America’s newest national monument was signed into law last month, on Dec. 19, 2014. Located north of Las Vegas, Nevada, the newly-designated Tule Springs Fossil Beds National Monument is the first national monument in America dedicated to fossils from the Ice Ages, and the nation’s first such monument in an urban setting. The new designation marks the culmination of years of study by scientists from the San Bernardino County Museum. The Tule Springs site in the upper Las Vegas Wash has long been known to contain fossils dating to the end of the Pleistocene Epoch – the “Ice Ages;" but most early studies in the region focused on finding proof of Ice Age humans. When this evidence never materialized, studies ceased, and the area lay fallow for decades.

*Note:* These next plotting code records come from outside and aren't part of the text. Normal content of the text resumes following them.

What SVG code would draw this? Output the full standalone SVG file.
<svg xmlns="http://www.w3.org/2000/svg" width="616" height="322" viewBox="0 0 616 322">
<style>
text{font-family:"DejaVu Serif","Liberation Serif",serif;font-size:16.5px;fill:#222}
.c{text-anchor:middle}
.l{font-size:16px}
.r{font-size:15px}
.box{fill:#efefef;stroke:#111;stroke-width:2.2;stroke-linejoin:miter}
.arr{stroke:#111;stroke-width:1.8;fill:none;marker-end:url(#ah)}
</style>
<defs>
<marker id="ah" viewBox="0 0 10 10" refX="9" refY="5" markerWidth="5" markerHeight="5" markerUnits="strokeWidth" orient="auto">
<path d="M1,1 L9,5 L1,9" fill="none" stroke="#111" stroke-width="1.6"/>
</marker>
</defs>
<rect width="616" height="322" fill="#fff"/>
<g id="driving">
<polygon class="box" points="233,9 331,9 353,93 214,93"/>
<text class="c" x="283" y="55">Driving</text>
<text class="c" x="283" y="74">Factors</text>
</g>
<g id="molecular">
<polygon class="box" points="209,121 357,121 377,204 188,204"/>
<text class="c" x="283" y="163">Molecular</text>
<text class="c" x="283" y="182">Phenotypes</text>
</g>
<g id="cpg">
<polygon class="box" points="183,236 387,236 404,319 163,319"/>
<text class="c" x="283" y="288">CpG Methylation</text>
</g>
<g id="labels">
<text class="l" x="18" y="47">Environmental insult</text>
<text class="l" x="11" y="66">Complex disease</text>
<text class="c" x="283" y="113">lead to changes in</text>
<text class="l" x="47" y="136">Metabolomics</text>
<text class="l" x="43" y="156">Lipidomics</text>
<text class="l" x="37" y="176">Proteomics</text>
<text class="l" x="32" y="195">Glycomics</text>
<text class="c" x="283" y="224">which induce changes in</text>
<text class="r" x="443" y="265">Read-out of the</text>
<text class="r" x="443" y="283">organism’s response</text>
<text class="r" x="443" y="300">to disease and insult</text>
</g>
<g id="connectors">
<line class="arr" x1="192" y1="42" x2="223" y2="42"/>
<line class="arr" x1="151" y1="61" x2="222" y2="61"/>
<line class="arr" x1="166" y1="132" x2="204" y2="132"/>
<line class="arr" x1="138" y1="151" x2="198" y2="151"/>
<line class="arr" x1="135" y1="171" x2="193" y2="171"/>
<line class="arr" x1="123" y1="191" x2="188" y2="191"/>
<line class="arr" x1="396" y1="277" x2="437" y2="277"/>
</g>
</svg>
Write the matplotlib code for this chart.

Eric Scott, San Bernardino County Museum curator of paleontology, and Kathleen Springer, the museum’s curator of geological sciences, recognized the paleontologic and geologic potential of the region. Over two decades, under permit from the Las Vegas District office of the Bureau of Land Management, County Museum scientists discovered hundreds of new fossil localities and tens of thousands of fossils, including sabre-tooth cats, llamas, horses and Columbian mammoths. The findings were so significant that the Bureau of Land Management set the area aside for conservation, and provided research and public outreach grant funds to the County Museum. The Museum carried out geologic investigations in partnership with the U.S. Geological Survey. Although the process of creating the monument will take years, visitors to the County Museum may see fossils from the site already on display. More exhibits are coming soon. “As the Museum’s Hall of Geological Wonders continues to open, the next stage plans to present fossils from the new monument and other Ice Age lakes and caves in the Mojave Desert,” said Scott.